4) Como resistir sem perder a confiança no pluralismo
Resistir a uma “força que corrói em vez de confrontar” não é um chamado à beligerância, nem um apelo a soluções simplistas. É, antes, um convite à prática de uma cidadania que valoriza o contraditório, o escrutínio público e a responsabilidade individual. Algumas diretrizes podem orientar esse esforço:
- Promover e defender instituições fortes, não pessoas fortes: embora lideranças sejam importantes, a saúde de uma democracia depende da solidez das instituições que resistem à captura.
- Fortalecer jornalismo de qualidade: apoiar práticas jornalísticas que preservem a curadoria de fatos, corrigindo erros rapidamente e oferecendo contextos robustos para debates públicos.
- Investir em educação cívica: capacitar cidadãos para pensar criticamente, questionar narrativas e participar de debates fundamentados, sem cair em reducionismos.
- Cuidar da linguagem pública: evitar a polarização militante que transforma o adversário político em inimigo moral. A retórica honesta, que reconhece falhas próprias e aceita a cooperação com quem discorda, é um ativo da democracia.
- Construir redes de cooperação entre setores: sociedade civil, academia, setor privado e imprensa podem colaborar para formular políticas públicas que respeitem direitos fundamentais, sem abrir mão da responsabilidade coletiva.
- Defender limites constitucionais com firmeza serena: a constituição não é terreno neutro, é pacto sobre limites do poder. Qualquer reforma que se pretenda de maior justiça social deve passar pelo escrutínio rigoroso do conjunto de direitos protegidos.
5) Um caminho entre fé e ceticismo
Há uma tensão constitutiva entre esperança na justiça social e ceticismo diante de promessas de melhoria que, sob a capa da bondade, podem justificar restrições de liberdades. A sabedoria de Hayek nos lembra que a liberdade não é licença, mas responsabilidade; a de Burke, que a mudança deve nascer de debate paciente e gradual, não de substituição abrupta de ordens estabelecidas. E Bastiat nos adverte para vigiar a tentação de transformar a lei em um instrumento de pilhagem sob a aparência de justiça.

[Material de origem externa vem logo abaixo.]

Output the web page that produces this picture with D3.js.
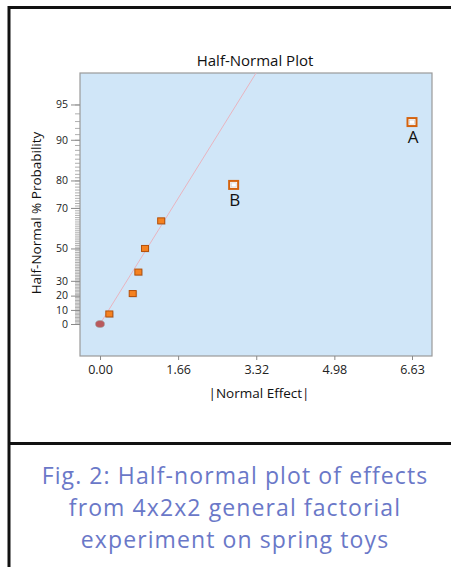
<!DOCTYPE html>
<html>
<head>
<meta charset="utf-8">
<script src="https://cdn.jsdelivr.net/npm/d3@7/dist/d3.min.js"></script>
<style>
  html, body { margin: 0; padding: 0; background: #fff; }
  svg { display: block; }
  text { font-family: "Open Sans", "Noto Sans", sans-serif; }
</style>
</head>
<body>
<svg id="chart" width="451" height="567"></svg>
<script>
// ---- Data ----
const effectTerms   = ["error", "e1", "e2", "e3", "e4", "e5", "B", "A"];
const effectValues  = [0.00, 0.198, 0.695, 0.815, 0.956, 1.30, 2.84, 6.63];
const effectProbs   = [0.0, 7.14, 21.43, 35.71, 50.0, 64.29, 78.57, 92.86];
const markerKinds   = ["error", "effect", "effect", "effect", "effect", "effect", "selected", "selected"];
const pointLabels   = ["", "", "", "", "", "", "B", "A"];
const xTickValues   = [0.00, 1.66, 3.32, 4.98, 6.63];
const yMajorProbs   = [0, 10, 20, 30, 50, 70, 80, 90, 95];
const yMinorProbs   = d3.range(0, 96, 1);
const refLineEffect = [0, 3.6];
const refLineProb   = [0, 98.5];
const chartTitle    = "Half-Normal Plot";
const xAxisTitle    = "|Normal Effect|";
const yAxisTitle    = "Half-Normal % Probability";
const captionLines  = ["Fig. 2: Half-normal plot of effects",
                       "from 4x2x2 general factorial",
                       "experiment on spring toys"];

// inverse standard normal CDF (Acklam)
function normInv(p) {
  const a = [-3.969683028665376e+01, 2.209460984245205e+02, -2.759285104469687e+02,
             1.383577518672690e+02, -3.066479806614716e+01, 2.506628277459239e+00];
  const b = [-5.447609879822406e+01, 1.615858368580409e+02, -1.556989798598866e+02,
             6.680131188771972e+01, -1.328068155288572e+01];
  const c = [-7.784894002430293e-03, -3.223964580411365e-01, -2.400758277161838e+00,
             -2.549732539343734e+00, 4.374664141464968e+00, 2.938163982698783e+00];
  const d = [7.784695709041462e-03, 3.224671290700398e-01, 2.445134137142996e+00,
             3.754408661907416e+00];
  const pl = 0.02425, ph = 1 - pl;
  let q, r;
  if (p < pl) {
    q = Math.sqrt(-2 * Math.log(p));
    return (((((c[0]*q+c[1])*q+c[2])*q+c[3])*q+c[4])*q+c[5]) /
           ((((d[0]*q+d[1])*q+d[2])*q+d[3])*q+1);
  } else if (p <= ph) {
    q = p - 0.5; r = q*q;
    return (((((a[0]*r+a[1])*r+a[2])*r+a[3])*r+a[4])*r+a[5])*q /
           (((((b[0]*r+b[1])*r+b[2])*r+b[3])*r+b[4])*r+1);
  } else {
    q = Math.sqrt(-2 * Math.log(1 - p));
    return -(((((c[0]*q+c[1])*q+c[2])*q+c[3])*q+c[4])*q+c[5]) /
            ((((d[0]*q+d[1])*q+d[2])*q+d[3])*q+1);
  }
}
// half-normal quantile of a percent
const hz = pct => pct <= 0 ? 0 : normInv((1 + pct / 100) / 2);

// ---- Layout ----
const svg = d3.select("#chart");
const plot = { left: 80, right: 432, top: 73, bottom: 356 };
const FONT = "'Open Sans', 'Noto Sans', sans-serif";

const x = d3.scaleLinear().domain([0, 6.63]).range([100, 412]);
const yZ = d3.scaleLinear().domain([-0.2857, 2.241]).range([plot.bottom, plot.top]);
const y = pct => yZ(hz(pct));

// outer frame
svg.append("rect").attr("x", 9).attr("y", 7.5).attr("width", 460).attr("height", 600)
  .attr("fill", "none").attr("stroke", "#111").attr("stroke-width", 3);
svg.append("line").attr("x1", 9).attr("x2", 451).attr("y1", 443.5).attr("y2", 443.5)
  .attr("stroke", "#111").attr("stroke-width", 3);

// plot background
svg.append("rect")
  .attr("x", plot.left).attr("y", plot.top)
  .attr("width", plot.right - plot.left).attr("height", plot.bottom - plot.top)
  .attr("fill", "#d0e6f8").attr("stroke", "#9a9a9a").attr("stroke-width", 1.2);

// title
svg.append("text").attr("x", 255).attr("y", 66).attr("text-anchor", "middle")
  .attr("font-size", 15).attr("fill", "#111").text(chartTitle);

// y axis minor ticks
const yMinorAxis = d3.axisLeft(yZ)
  .tickValues(yMinorProbs.map(hz)).tickSize(5).tickFormat("");
svg.append("g").attr("transform", `translate(${plot.left},0)`).call(yMinorAxis)
  .call(g => g.select(".domain").remove())
  .call(g => g.selectAll("line").attr("stroke", "#9a9a9a").attr("stroke-width", 0.8));

// y axis major ticks
const yAxis = d3.axisLeft(yZ)
  .tickValues(yMajorProbs.map(hz)).tickSize(9).tickPadding(3)
  .tickFormat((d, i) => yMajorProbs[i]);
svg.append("g").attr("transform", `translate(${plot.left},0)`).call(yAxis)
  .call(g => g.select(".domain").remove())
  .call(g => g.selectAll("line").attr("stroke", "#8a8a8a"))
  .call(g => g.selectAll("text").attr("font-size", 10.5).attr("fill", "#222")
    .attr("font-family", FONT));

// x axis
const xAxis = d3.axisBottom(x).tickValues(xTickValues).tickSize(4).tickPadding(5)
  .tickFormat(d3.format(".2f"));
svg.append("g").attr("transform", `translate(0,${plot.bottom})`).call(xAxis)
  .call(g => g.select(".domain").remove())
  .call(g => g.selectAll("line").attr("stroke", "#8a8a8a"))
  .call(g => g.selectAll("text").attr("font-size", 12.5).attr("fill", "#222")
    .attr("font-family", FONT));

// axis titles
svg.append("text").attr("x", 259).attr("y", 398).attr("text-anchor", "middle")
  .attr("font-size", 13.5).attr("fill", "#111").text(xAxisTitle);
svg.append("text").attr("transform", "translate(41,213) rotate(-90)")
  .attr("text-anchor", "middle").attr("font-size", 13.5).attr("fill", "#111").text(yAxisTitle);

// clip
svg.append("clipPath").attr("id", "clip").append("rect")
  .attr("x", plot.left).attr("y", plot.top)
  .attr("width", plot.right - plot.left).attr("height", plot.bottom - plot.top);

// reference line
svg.append("line").attr("clip-path", "url(#clip)")
  .attr("x1", x(refLineEffect[0])).attr("y1", y(refLineProb[0]))
  .attr("x2", x(refLineEffect[1])).attr("y2", y(refLineProb[1]))
  .attr("stroke", "#e8b4bf").attr("stroke-width", 1);

// points
const pts = effectValues.map((v, i) => ({ v, p: effectProbs[i], kind: markerKinds[i], label: pointLabels[i] }));
const g = svg.append("g");

pts.filter(d => d.kind === "error").forEach(d => {
  g.append("ellipse").attr("cx", x(d.v)).attr("cy", y(d.p)).attr("rx", 4.5).attr("ry", 3.5)
    .attr("fill", "#b95a5d").attr("stroke", "#a0a0a0").attr("stroke-width", 0.6);
});
pts.filter(d => d.kind === "effect").forEach(d => {
  const cx = x(d.v), cy = y(d.p);
  g.append("rect").attr("x", cx - 3).attr("y", cy - 2.5).attr("width", 7.5).attr("height", 6.5)
    .attr("fill", "#a8b8c8").attr("opacity", 0.6);
  g.append("rect").attr("x", cx - 3.5).attr("y", cy - 3).attr("width", 7).attr("height", 6)
    .attr("fill", "#f58220").attr("stroke", "#b4500a").attr("stroke-width", 1);
});
pts.filter(d => d.kind === "selected").forEach(d => {
  const cx = x(d.v), cy = y(d.p);
  g.append("rect").attr("x", cx - 4.5).attr("y", cy - 4).attr("width", 9).attr("height", 8)
    .attr("fill", "#fff").attr("stroke", "#d4630f").attr("stroke-width", 2);
  g.append("rect").attr("x", cx - 2.5).attr("y", cy - 2).attr("width", 5).attr("height", 4)
    .attr("fill", "#fff").attr("stroke", "#c8c8c8").attr("stroke-width", 0.6);
  g.append("text").attr("x", cx + 1).attr("y", cy + 21).attr("text-anchor", "middle")
    .attr("font-size", 17).attr("fill", "#111").text(d.label);
});

// caption
svg.append("g").selectAll("text").data(captionLines).join("text")
  .attr("x", 235).attr("y", (d, i) => 484 + i * 32)
  .attr("text-anchor", "middle").attr("font-size", 23).attr("letter-spacing", 1.1)
  .attr("fill", "#6a78c8")
  .text(d => d);
</script>
</body>
</html>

Este ensaio não pretende oferecer um manual grandioso de combate político, mas um mapa ético para resistir à erosão gradual da liberdade: preservar a dignidade do indivíduo, manter o compromisso com a legalidade e sustentar instituições que possam corrigir erros sem tornar-se cúmplices de um poder discreto, benevolente, porém coercitivo.
A pergunta que este texto coloca é simples, porém profunda: como resistimos a uma força que corrói em vez de confrontar? A resposta exige menos retórica de confronto direto e mais prática de governança aberta, de checagem de poder e de responsabilidade compartilhada. Se a história ensinou algo, é que a liberdade prospera quando cidadãos realizam o delicado equilíbrio entre confiança nas instituições e vigilância ativa sobre o exercício do poder. Ao cultivar instituições independentes, imprensa responsável, educação cívica e participação ética, podemos sustentar uma ordem que não glorifica a coerção sob o manto da justiça, mas protege a vida, a liberdade e a propriedade — os pilares que, para Bastiat, dão medida às sociedades livres.